Nos mira mientras le explicamos lo que vamos a hacer.
Nos mira, probablemente sin entender ni una palabra, o tal vez oyendo las palabras que no formarán ninguna frase que pueda entender en cuanto rebote en los recovecos de su cerebro. Su cabeza está ocupada por un deseo: irse. Quiere irse cuanto antes, pero tiene miedo.
Tiene miedo porque le duele el estómago desde hace días y ayer las heces fueron negras y pegajosas, olían fatal (peor que nunca), y se encontró débil, y se mareo, y se la encontraron tirada en el suelo… y quien no conoce a alguien a quien le pasó algo similar y lo dejaron ingresado, y luego… Pero bueno, a ella esto le pasa casi todas las primaveras. “Es llegar la primavera, y me pongo fatal el estómago”. Esa afirmación me hace recordar las clases de historia de la medicina, donde los griegos hablaban de humores y de enfermedades según las estaciones del año…
La miro desde los pies de su cama, apoyada en la bandeja donde hace unos años aun dejábamos las historias médicas de urgencias escritas a mano, y ahora responsan mis codos, descargando mi cuerpo cansado de día, y mi mente cansada de ir navegando entre síntomas que me lleven a un diagnóstico probable.
Ella quiere irse, a pesar de que ayer se mareo y se cayó al suelo.
Yo le explico: “Depende de lo que encontremos en la gastroscopia, aunque la última palabra siempre será suya. Nosotros le recomendaremos lo que hay que hacer, y usted decidirá”.
Y ahora, tumbada en su cama, cuando yo termino de hablar, me dice lo único que a ella le interesa, que se tiene que ir. Yo, sigo apoyada en la bandeja que hay sobre los pies de esta cama de hospital que empieza a parecer un armatoste insufrible para quien tiene que transportarla de un lado a otro.
Me mira fijamente desde unos ojos hundidos subrayados por dos ojeras que sobresalen aun más por la palidez de su cara. “Pero es que yo no puedo quedarme”, y rompe a llorar, y casi tiembla. Y las lágrimas van inundando el rostro y no le dejan hablar.
Se tiene que ir.
Yo espero paciente a que pueda contar, si quiere, que le ocurre, aquello que le preocupa tanto como para despreocuparse de su vida, y me empiezo a acordar de historias de vidas realmente terribles que en algún momento compartió conmigo algún paciente durante estos años atrás.
Es curioso como cada uno tenemos una manera de afrontar la vida, las cosas que en ella pasan.
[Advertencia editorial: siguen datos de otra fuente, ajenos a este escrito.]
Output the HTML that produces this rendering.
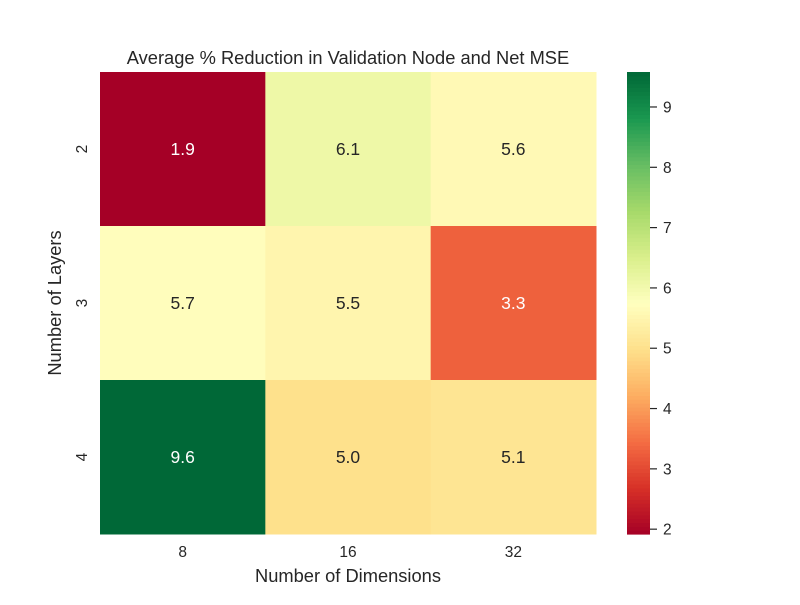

Cómo nuestra realidad, será distinta a la de cualquiera, aunque el transcurso de los acontecimientos que acontecen ante nuestros ojos pueda ser clavado a los de al lado.
Lo que somos y nuestras experiencias determinan que vivamos en continua alarma, o en continua paz, o un poco de cada.
Su hijo se examina de la prueba de acceso a la universidad en dos semanas y ella tiene que estar en casa, porque si no, él se pone muy nervioso. Y además, su hija, que vive en Murcia, se vuelve a Almería, y la tiene que ayudar con la mudanza. Y ella no puede faltar a menos que esté muerta. Ella tiene que estar ahí al pie del cañón.
Pero está su padre.
Ya, pero es ella la que se encarga, la que se preocupa, la necesaria… Y sufre por la posibilidad de que la dejemos ingresada. Y sufre de una forma que a mí me parece desmedida. Y tengo la sensación de que sufre por todo, de que probablemente siempre viva en alerta, como si un león viniera a comérsela de continuo.
Y todo ese miedo empeora su salud. Porque el miedo, que reside en su cerebro, puede viajar a través de sus neuronas hasta sus glándulas endocrinas, e inundar su torrente sanguíneo de hormonas que le hagan vivir en un interminable estado de alerta que solo terminará dañando sus órganos, empeorando su microbiota intestinal, aumentando su tensión golpeando las paredes de sus arterias hasta dejarlas rígidas, no dejándola dormir y así prescindiendo del efecto reparador del sueño, disminuyendo el aporte de oxígeno a todas partes, simulando enfermedades y haciendo realidad otras…
No podemos elegir lo que nos pasa, pero sí nuestra respuesta a lo que nos pasa.